The Spencer’s renowned collection of prints, drawings, photographs, and other works on paper represents more than half of the Museum’s permanent collection. The collection is acknowledged as one of the nation's premier repositories of graphic arts among university art museums because of its depth, breadth, and the extensive manner in which it is used in teaching and research. Areas of particular strength include Northern and Italian Renaissance prints, 17th-century prints; Japanese prints; and 19th- and 20th-century prints, drawings and photographs.

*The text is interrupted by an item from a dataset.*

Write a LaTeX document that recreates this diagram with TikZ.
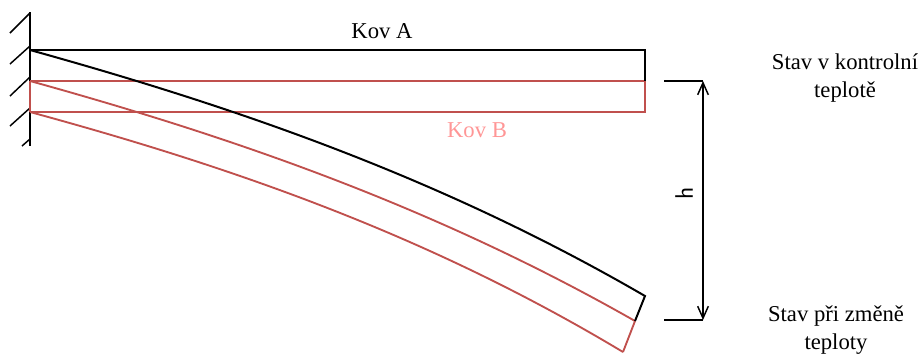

The core of the Museum’s Old Master collection of prints was given by the Max Kade Foundation in the 1960s and 1970s. Additional areas of strength have emerged in large part thanks to generous donations, allowing the Museum to collect works by acclaimed printmakers and photographers, such as William Edgerton, Roger Shimomura, and Aaron Siskind. Eric G. Carlson’s 2014 gift of World War I–related graphic art established the Spencer as a major repository for this topic.

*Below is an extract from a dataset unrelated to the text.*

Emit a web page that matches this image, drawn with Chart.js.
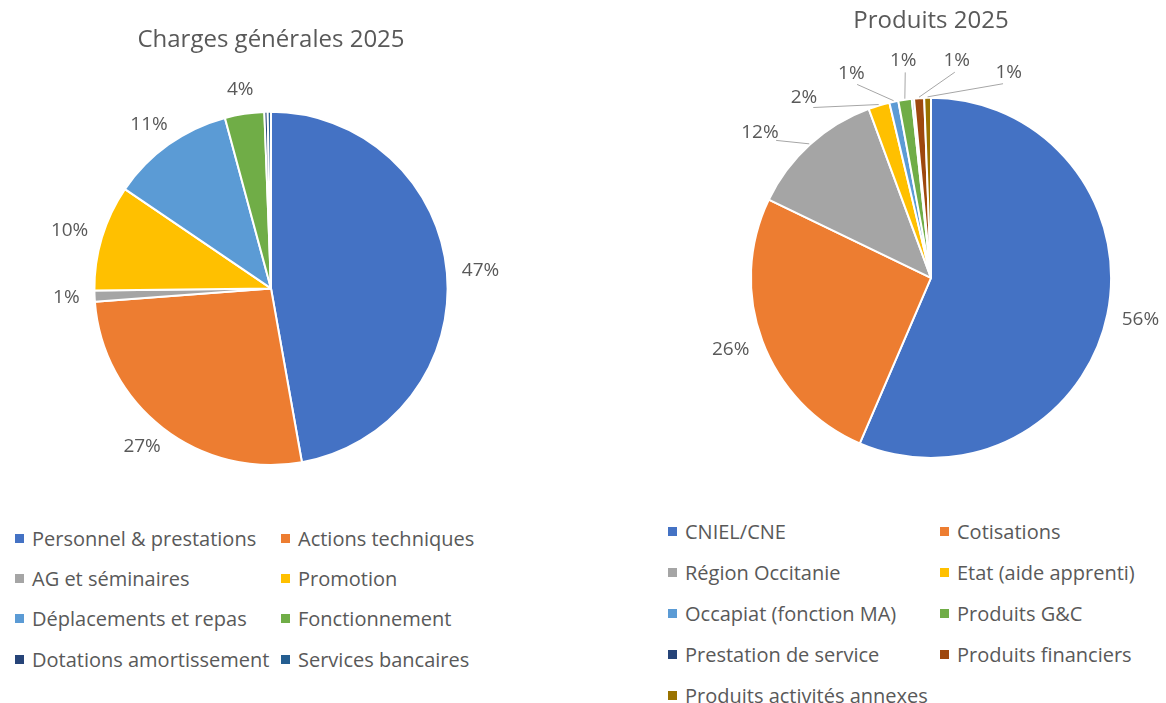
<!DOCTYPE html>
<html lang="fr">
<head>
<meta charset="utf-8">
<title>Charges et produits 2025</title>
<script src="https://cdn.jsdelivr.net/npm/chart.js@4.4.1/dist/chart.umd.min.js"></script>
<style>
  html, body { margin: 0; padding: 0; background: #fff; overflow: hidden; }
  body { width: 1166px; height: 703px; position: relative; font-family: "Open Sans", Lato, sans-serif; }
  canvas { position: absolute; }
  #chargesChart { left: 0; top: 0; }
  #produitsChart { left: 696px; top: 0; }
  .legend { position: absolute; display: grid; color: #595959; font-size: 20px; }
  .legend .item { display: flex; align-items: center; white-space: nowrap; }
  .legend .box { width: 9px; height: 9px; margin-right: 8px; flex: none; }
  #chargesLegend { left: 15px; top: 518px; grid-template-columns: 266px 266px; grid-auto-rows: 40.3px; }
  #produitsLegend { left: 668px; top: 511px; grid-template-columns: 272px 240px; grid-auto-rows: 41px; }
</style>
</head>
<body>
<canvas id="chargesChart" width="542" height="490"></canvas>
<canvas id="produitsChart" width="470" height="490"></canvas>
<div id="chargesLegend" class="legend"></div>
<div id="produitsLegend" class="legend"></div>
<script>
// données (en %)
const chargesLabels = ['Personnel & prestations', 'Actions techniques', 'AG et séminaires', 'Promotion',
    'Déplacements et repas', 'Fonctionnement', 'Dotations amortissement', 'Services bancaires'];
const chargesValues = [47.2, 26.6, 1.0, 9.7, 11.3, 3.6, 0.3, 0.3];
const chargesColors = ['#4472C4', '#ED7D31', '#A5A5A5', '#FFC000', '#5B9BD5', '#70AD47', '#264478', '#255E91'];

const produitsLabels = ['CNIEL/CNE', 'Cotisations', 'Région Occitanie', 'Etat (aide apprenti)',
    'Occapiat (fonction MA)', 'Produits G&C', 'Prestation de service', 'Produits financiers', 'Produits activités annexes'];
const produitsValues = [56.3, 25.6, 12.2, 1.9, 0.8, 1.2, 0.2, 0.9, 0.6];
const produitsColors = ['#4472C4', '#ED7D31', '#A5A5A5', '#FFC000', '#5B9BD5', '#70AD47', '#264478', '#9E480E', '#997300'];

const textColor = '#595959';
const fontFamily = '"Open Sans", Lato, sans-serif';

// étiquettes % à l'extérieur, avec traits de rappel si décalées
const pieLabels = {
    id: 'pieLabels',
    afterDatasetsDraw(chart, args, opts) {
        const meta = chart.getDatasetMeta(0);
        const data = chart.data.datasets[0].data;
        const total = data.reduce((a, b) => a + b, 0);
        const ctx = chart.ctx;
        ctx.save();
        ctx.font = '19px ' + fontFamily;
        const items = [];
        meta.data.forEach((arc, i) => {
            if (data[i] / total < 0.005) return;
            const p = arc.getProps(['x', 'y', 'startAngle', 'endAngle', 'outerRadius'], true);
            const mid = (p.startAngle + p.endAngle) / 2;
            items.push({ mid: mid, ang: mid, text: Math.round(data[i] / total * 100) + '%', x: p.x, y: p.y, r: p.outerRadius });
        });
        const minSep = opts.minSep || 0;
        for (let k = 0; k < 80; k++) {
            for (let j = 1; j < items.length; j++) {
                const d = items[j].ang - items[j - 1].ang;
                if (d < minSep) {
                    const push = (minSep - d) / 2;
                    items[j].ang += push;
                    items[j - 1].ang -= push;
                }
            }
        }
        ctx.textAlign = 'center';
        ctx.textBaseline = 'middle';
        items.forEach(it => {
            const moved = Math.abs(it.ang - it.mid) > 0.015;
            const gap = 15 + (moved ? 15 : 0);
            const w = ctx.measureText(it.text).width;
            const h = 18;
            const ax = it.x + Math.cos(it.ang) * (it.r + gap);
            const ay = it.y + Math.sin(it.ang) * (it.r + gap);
            const cx = ax + Math.cos(it.ang) * w / 2;
            const cy = ay + Math.sin(it.ang) * h / 2;
            if (moved) {
                ctx.strokeStyle = '#A6A6A6';
                ctx.lineWidth = 1;
                ctx.beginPath();
                ctx.moveTo(it.x + Math.cos(it.mid) * (it.r + 1), it.y + Math.sin(it.mid) * (it.r + 1));
                ctx.lineTo(ax - Math.cos(it.ang) * 3, ay - Math.sin(it.ang) * 3);
                ctx.stroke();
            }
            ctx.fillStyle = textColor;
            ctx.fillText(it.text, cx, cy);
        });
        ctx.restore();
    }
};

function buildLegend(chart, el) {
    const items = Chart.overrides.pie.plugins.legend.labels.generateLabels(chart);
    el.innerHTML = '';
    items.forEach(item => {
        const div = document.createElement('div');
        div.className = 'item';
        const box = document.createElement('span');
        box.className = 'box';
        box.style.background = item.fillStyle;
        const span = document.createElement('span');
        span.textContent = item.text;
        div.appendChild(box);
        div.appendChild(span);
        el.appendChild(div);
    });
}

function makePie(id, title, labels, values, colors, titlePad, layoutPad, minSep) {
    return new Chart(document.getElementById(id), {
        type: 'pie',
        data: {
            labels: labels,
            datasets: [{
                data: values,
                backgroundColor: colors,
                borderColor: '#ffffff',
                borderWidth: 2
            }]
        },
        options: {
            responsive: false,
            animation: false,
            layout: { padding: layoutPad },
            plugins: {
                legend: { display: false },
                tooltip: { enabled: false },
                title: {
                    display: true,
                    text: title,
                    color: textColor,
                    font: { family: fontFamily, size: 24, weight: 'normal' },
                    padding: titlePad
                },
                pieLabels: { minSep: minSep }
            }
        },
        plugins: [pieLabels]
    });
}

const charges = makePie('chargesChart', 'Charges générales 2025', chargesLabels, chargesValues, chargesColors,
    { top: 26, bottom: 56 }, { top: 0, bottom: 24, left: 0, right: 0 }, 0);
const produits = makePie('produitsChart', 'Produits 2025', produitsLabels, produitsValues, produitsColors,
    { top: 7, bottom: 61 }, { top: 0, bottom: 31, left: 0, right: 0 }, 0.24);

buildLegend(charges, document.getElementById('chargesLegend'));
buildLegend(produits, document.getElementById('produitsLegend'));
</script>
</body>
</html>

The Spencer is known for its collection of artwork designed for Esquire magazine, including pinups created by Alberto Vargas, and Diane Arbus photographs from the 1960s. Pop Art holdings are anchored by the bequest of the Kansas-born art critic, Gene Swensen. Prints from the 1930s through the 1950s representing aspects of regional art and the American Scene make up another highlight of the collection. This material, including examples of works by the Prairie Print Makers, draws from gifts offered by Bud Jennings, Steven Schmidt, Hal Davison, and the family of C. A. Seward. Other strengths include an archive of prints produced by the Lawrence Lithography Workshop and prints collected by KU Professor Emeritus and Honorary Curator of Prints John Talleur.